Data shown:
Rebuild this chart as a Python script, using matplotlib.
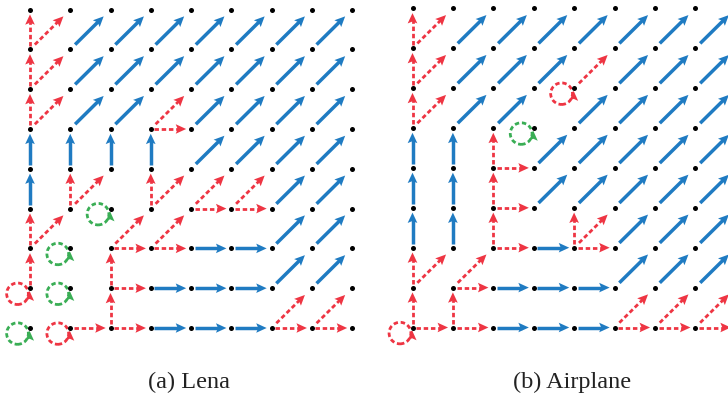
import matplotlib.pyplot as plt
import numpy as np
from matplotlib.patches import Circle, Polygon

BLUE = '#1f7bc2'
RED = '#ee3543'
GREEN = '#3aae55'

N = 9  # 9x9 grid of points
# moves: u = up, r = right, d = diagonal (up-right)
moves = {'u': (0, 1), 'r': (1, 0), 'd': (1, 1)}

# (a) Lena
lena_blue = ([(i, 7, 'd') for i in range(1, 8)] + [(i, 6, 'd') for i in range(1, 8)] +
             [(1, 5, 'd'), (2, 5, 'd'), (4, 5, 'd'), (5, 5, 'd'), (6, 5, 'd'), (7, 5, 'd')] +
             [(0, 4, 'u'), (1, 4, 'u'), (2, 4, 'u'), (3, 4, 'u'),
              (4, 4, 'd'), (5, 4, 'd'), (6, 4, 'd'), (7, 4, 'd')] +
             [(0, 3, 'u'), (6, 3, 'd'), (7, 3, 'd')] +
             [(4, 2, 'r'), (5, 2, 'r'), (6, 2, 'd'), (7, 2, 'd')] +
             [(3, 1, 'r'), (4, 1, 'r'), (5, 1, 'r'), (6, 1, 'd'), (7, 1, 'd')] +
             [(3, 0, 'r'), (4, 0, 'r'), (5, 0, 'r')])
lena_red = [(0, 7, 'u'), (0, 7, 'd'), (0, 6, 'u'), (0, 6, 'd'), (0, 5, 'u'), (0, 5, 'd'),
            (3, 5, 'r'), (3, 5, 'd'),
            (1, 3, 'u'), (1, 3, 'd'), (3, 3, 'u'), (3, 3, 'd'), (4, 3, 'r'), (4, 3, 'd'),
            (5, 3, 'r'), (5, 3, 'd'),
            (0, 2, 'u'), (0, 2, 'd'), (2, 2, 'r'), (2, 2, 'd'), (3, 2, 'r'), (3, 2, 'd'),
            (0, 1, 'u'), (2, 1, 'u'), (2, 1, 'r'),
            (1, 0, 'r'), (2, 0, 'u'), (2, 0, 'r'), (6, 0, 'r'), (6, 0, 'd'), (7, 0, 'r'), (7, 0, 'd')]
lena_loop_red = [(0, 1), (1, 0)]
lena_loop_green = [(0, 0), (1, 1), (1, 2), (2, 3)]

# (b) Airplane
plane_blue = ([(i, 7, 'd') for i in range(1, 8)] +
              [(1, 6, 'd'), (2, 6, 'd'), (3, 6, 'd'), (5, 6, 'd'), (6, 6, 'd'), (7, 6, 'd')] +
              [(1, 5, 'd'), (2, 5, 'd'), (4, 5, 'd'), (5, 5, 'd'), (6, 5, 'd'), (7, 5, 'd')] +
              [(0, 4, 'u'), (1, 4, 'u'), (3, 4, 'd'), (4, 4, 'd'), (5, 4, 'd'), (6, 4, 'd'), (7, 4, 'd')] +
              [(0, 3, 'u'), (1, 3, 'u'), (3, 3, 'd'), (4, 3, 'd'), (5, 3, 'd'), (6, 3, 'd'), (7, 3, 'd')] +
              [(0, 2, 'u'), (1, 2, 'u'), (3, 2, 'r'), (5, 2, 'd'), (6, 2, 'd'), (7, 2, 'd')] +
              [(2, 1, 'r'), (3, 1, 'r'), (4, 1, 'r'), (5, 1, 'd'), (6, 1, 'd'), (7, 1, 'd')] +
              [(2, 0, 'r'), (3, 0, 'r'), (4, 0, 'r')])
plane_red = [(0, 7, 'u'), (0, 7, 'd'), (0, 6, 'u'), (0, 6, 'd'), (0, 5, 'u'), (0, 5, 'd'),
             (4, 6, 'd'),
             (2, 4, 'u'), (2, 4, 'r'), (2, 3, 'u'), (2, 3, 'r'),
             (2, 2, 'u'), (2, 2, 'r'), (4, 2, 'u'), (4, 2, 'r'), (4, 2, 'd'),
             (0, 1, 'u'), (0, 1, 'd'), (1, 1, 'r'), (1, 1, 'd'),
             (0, 0, 'u'), (0, 0, 'r'), (1, 0, 'u'), (1, 0, 'r'),
             (5, 0, 'r'), (5, 0, 'd'), (6, 0, 'r'), (6, 0, 'd'), (7, 0, 'r'), (7, 0, 'd')]
plane_loop_red = [(0, 0), (4, 6)]
plane_loop_green = [(3, 5)]

titles = ['(a) Lena', '(b) Airplane']


def head(ax, tip, ux, uy, color, hl=0.26, hw=0.12):
    bx, by = tip[0] - ux*hl, tip[1] - uy*hl
    # slightly notched head
    nx, ny = bx + ux*0.05, by + uy*0.05
    pts = [tip, (bx - uy*hw, by + ux*hw), (nx, ny), (bx + uy*hw, by - ux*hw)]
    ax.add_patch(Polygon(pts, closed=True, facecolor=color, edgecolor='none', zorder=3))
    return nx, ny


def arrow(ax, x, y, m, color, dashed):
    dx, dy = moves[m]
    L = np.hypot(dx, dy)
    ux, uy = dx/L, dy/L
    if m == 'd':
        a, b = 0.17, 0.24
    else:
        a, b = 0.09, 0.12
    x0, y0 = x + ux*a, y + uy*a
    tip = (x + dx - ux*b, y + dy - uy*b)
    bx, by = head(ax, tip, ux, uy, color)
    if dashed:
        ax.plot([x0, bx + ux*0.03], [y0, by + uy*0.03], color=color, lw=2.0,
                dashes=(1.6, 1.0), solid_capstyle='butt', dash_capstyle='butt', zorder=2)
    else:
        ax.plot([x0, bx + ux*0.03], [y0, by + uy*0.03], color=color, lw=2.5,
                solid_capstyle='butt', zorder=2)


def loop(ax, x, y, color):
    ax.add_patch(Circle((x - 0.31, y - 0.14), 0.27, fill=False, edgecolor=color, lw=2.0,
                        linestyle=(0, (1.6, 1.0)), zorder=2))
    head(ax, (x - 0.01, y - 0.07), 0, 1, color, hl=0.25, hw=0.11)


fig = plt.figure(figsize=(7.28, 3.99), dpi=100)

# pixel placement of each panel: column 0 x, row 0 y, spacing x, spacing y
panels = [(30, 328, 40.25, 39.8), (412.5, 327.5, 40.4, 39.9)]
data = [(lena_blue, lena_red, lena_loop_red, lena_loop_green),
        (plane_blue, plane_red, plane_loop_red, plane_loop_green)]
xl, yl = (-0.75, 8.6), (-0.8, 8.4)

for (px, py, sx, sy), (blue, red, lred, lgreen), title in zip(panels, data, titles):
    left = px + xl[0]*sx
    bottom = py - yl[0]*sy
    w = (xl[1] - xl[0])*sx
    h = (yl[1] - yl[0])*sy
    ax = fig.add_axes([left/728, 1 - bottom/399, w/728, h/399])
    ax.set_xlim(xl)
    ax.set_ylim(yl)
    ax.axis('off')
    gx, gy = np.meshgrid(np.arange(N), np.arange(N))
    ax.scatter(gx.ravel(), gy.ravel(), s=13, color='black', zorder=4, linewidths=0)
    for x, y, m in blue:
        arrow(ax, x, y, m, BLUE, False)
    for x, y, m in red:
        arrow(ax, x, y, m, RED, True)
    for x, y in lred:
        loop(ax, x, y, RED)
    for x, y in lgreen:
        loop(ax, x, y, GREEN)
    fig.text((px + 4*sx)/728 - 0.003, 1 - 382/399, title, ha='center', va='center',
             fontsize=17.5, family='Liberation Serif', color='#222222')

fig.savefig('out.png', dpi=100)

Stated exercise:
Restate the data above exactly, stripping out each image.

Reply:
Rebuild this chart as a Python script, using matplotlib.
import matplotlib.pyplot as plt
import numpy as np
from matplotlib.patches import Circle, Polygon

BLUE = '#1f7bc2'
RED = '#ee3543'
GREEN = '#3aae55'

N = 9  # 9x9 grid of points
# moves: u = up, r = right, d = diagonal (up-right)
moves = {'u': (0, 1), 'r': (1, 0), 'd': (1, 1)}

# (a) Lena
lena_blue = ([(i, 7, 'd') for i in range(1, 8)] + [(i, 6, 'd') for i in range(1, 8)] +
             [(1, 5, 'd'), (2, 5, 'd'), (4, 5, 'd'), (5, 5, 'd'), (6, 5, 'd'), (7, 5, 'd')] +
             [(0, 4, 'u'), (1, 4, 'u'), (2, 4, 'u'), (3, 4, 'u'),
              (4, 4, 'd'), (5, 4, 'd'), (6, 4, 'd'), (7, 4, 'd')] +
             [(0, 3, 'u'), (6, 3, 'd'), (7, 3, 'd')] +
             [(4, 2, 'r'), (5, 2, 'r'), (6, 2, 'd'), (7, 2, 'd')] +
             [(3, 1, 'r'), (4, 1, 'r'), (5, 1, 'r'), (6, 1, 'd'), (7, 1, 'd')] +
             [(3, 0, 'r'), (4, 0, 'r'), (5, 0, 'r')])
lena_red = [(0, 7, 'u'), (0, 7, 'd'), (0, 6, 'u'), (0, 6, 'd'), (0, 5, 'u'), (0, 5, 'd'),
            (3, 5, 'r'), (3, 5, 'd'),
            (1, 3, 'u'), (1, 3, 'd'), (3, 3, 'u'), (3, 3, 'd'), (4, 3, 'r'), (4, 3, 'd'),
            (5, 3, 'r'), (5, 3, 'd'),
            (0, 2, 'u'), (0, 2, 'd'), (2, 2, 'r'), (2, 2, 'd'), (3, 2, 'r'), (3, 2, 'd'),
            (0, 1, 'u'), (2, 1, 'u'), (2, 1, 'r'),
            (1, 0, 'r'), (2, 0, 'u'), (2, 0, 'r'), (6, 0, 'r'), (6, 0, 'd'), (7, 0, 'r'), (7, 0, 'd')]
lena_loop_red = [(0, 1), (1, 0)]
lena_loop_green = [(0, 0), (1, 1), (1, 2), (2, 3)]

# (b) Airplane
plane_blue = ([(i, 7, 'd') for i in range(1, 8)] +
              [(1, 6, 'd'), (2, 6, 'd'), (3, 6, 'd'), (5, 6, 'd'), (6, 6, 'd'), (7, 6, 'd')] +
              [(1, 5, 'd'), (2, 5, 'd'), (4, 5, 'd'), (5, 5, 'd'), (6, 5, 'd'), (7, 5, 'd')] +
              [(0, 4, 'u'), (1, 4, 'u'), (3, 4, 'd'), (4, 4, 'd'), (5, 4, 'd'), (6, 4, 'd'), (7, 4, 'd')] +
              [(0, 3, 'u'), (1, 3, 'u'), (3, 3, 'd'), (4, 3, 'd'), (5, 3, 'd'), (6, 3, 'd'), (7, 3, 'd')] +
              [(0, 2, 'u'), (1, 2, 'u'), (3, 2, 'r'), (5, 2, 'd'), (6, 2, 'd'), (7, 2, 'd')] +
              [(2, 1, 'r'), (3, 1, 'r'), (4, 1, 'r'), (5, 1, 'd'), (6, 1, 'd'), (7, 1, 'd')] +
              [(2, 0, 'r'), (3, 0, 'r'), (4, 0, 'r')])
plane_red = [(0, 7, 'u'), (0, 7, 'd'), (0, 6, 'u'), (0, 6, 'd'), (0, 5, 'u'), (0, 5, 'd'),
             (4, 6, 'd'),
             (2, 4, 'u'), (2, 4, 'r'), (2, 3, 'u'), (2, 3, 'r'),
             (2, 2, 'u'), (2, 2, 'r'), (4, 2, 'u'), (4, 2, 'r'), (4, 2, 'd'),
             (0, 1, 'u'), (0, 1, 'd'), (1, 1, 'r'), (1, 1, 'd'),
             (0, 0, 'u'), (0, 0, 'r'), (1, 0, 'u'), (1, 0, 'r'),
             (5, 0, 'r'), (5, 0, 'd'), (6, 0, 'r'), (6, 0, 'd'), (7, 0, 'r'), (7, 0, 'd')]
plane_loop_red = [(0, 0), (4, 6)]
plane_loop_green = [(3, 5)]

titles = ['(a) Lena', '(b) Airplane']


def head(ax, tip, ux, uy, color, hl=0.26, hw=0.12):
    bx, by = tip[0] - ux*hl, tip[1] - uy*hl
    # slightly notched head
    nx, ny = bx + ux*0.05, by + uy*0.05
    pts = [tip, (bx - uy*hw, by + ux*hw), (nx, ny), (bx + uy*hw, by - ux*hw)]
    ax.add_patch(Polygon(pts, closed=True, facecolor=color, edgecolor='none', zorder=3))
    return nx, ny


def arrow(ax, x, y, m, color, dashed):
    dx, dy = moves[m]
    L = np.hypot(dx, dy)
    ux, uy = dx/L, dy/L
    if m == 'd':
        a, b = 0.17, 0.24
    else:
        a, b = 0.09, 0.12
    x0, y0 = x + ux*a, y + uy*a
    tip = (x + dx - ux*b, y + dy - uy*b)
    bx, by = head(ax, tip, ux, uy, color)
    if dashed:
        ax.plot([x0, bx + ux*0.03], [y0, by + uy*0.03], color=color, lw=2.0,
                dashes=(1.6, 1.0), solid_capstyle='butt', dash_capstyle='butt', zorder=2)
    else:
        ax.plot([x0, bx + ux*0.03], [y0, by + uy*0.03], color=color, lw=2.5,
                solid_capstyle='butt', zorder=2)


def loop(ax, x, y, color):
    ax.add_patch(Circle((x - 0.31, y - 0.14), 0.27, fill=False, edgecolor=color, lw=2.0,
                        linestyle=(0, (1.6, 1.0)), zorder=2))
    head(ax, (x - 0.01, y - 0.07), 0, 1, color, hl=0.25, hw=0.11)


fig = plt.figure(figsize=(7.28, 3.99), dpi=100)

# pixel placement of each panel: column 0 x, row 0 y, spacing x, spacing y
panels = [(30, 328, 40.25, 39.8), (412.5, 327.5, 40.4, 39.9)]
data = [(lena_blue, lena_red, lena_loop_red, lena_loop_green),
        (plane_blue, plane_red, plane_loop_red, plane_loop_green)]
xl, yl = (-0.75, 8.6), (-0.8, 8.4)

for (px, py, sx, sy), (blue, red, lred, lgreen), title in zip(panels, data, titles):
    left = px + xl[0]*sx
    bottom = py - yl[0]*sy
    w = (xl[1] - xl[0])*sx
    h = (yl[1] - yl[0])*sy
    ax = fig.add_axes([left/728, 1 - bottom/399, w/728, h/399])
    ax.set_xlim(xl)
    ax.set_ylim(yl)
    ax.axis('off')
    gx, gy = np.meshgrid(np.arange(N), np.arange(N))
    ax.scatter(gx.ravel(), gy.ravel(), s=13, color='black', zorder=4, linewidths=0)
    for x, y, m in blue:
        arrow(ax, x, y, m, BLUE, False)
    for x, y, m in red:
        arrow(ax, x, y, m, RED, True)
    for x, y in lred:
        loop(ax, x, y, RED)
    for x, y in lgreen:
        loop(ax, x, y, GREEN)
    fig.text((px + 4*sx)/728 - 0.003, 1 - 382/399, title, ha='center', va='center',
             fontsize=17.5, family='Liberation Serif', color='#222222')

fig.savefig('out.png', dpi=100)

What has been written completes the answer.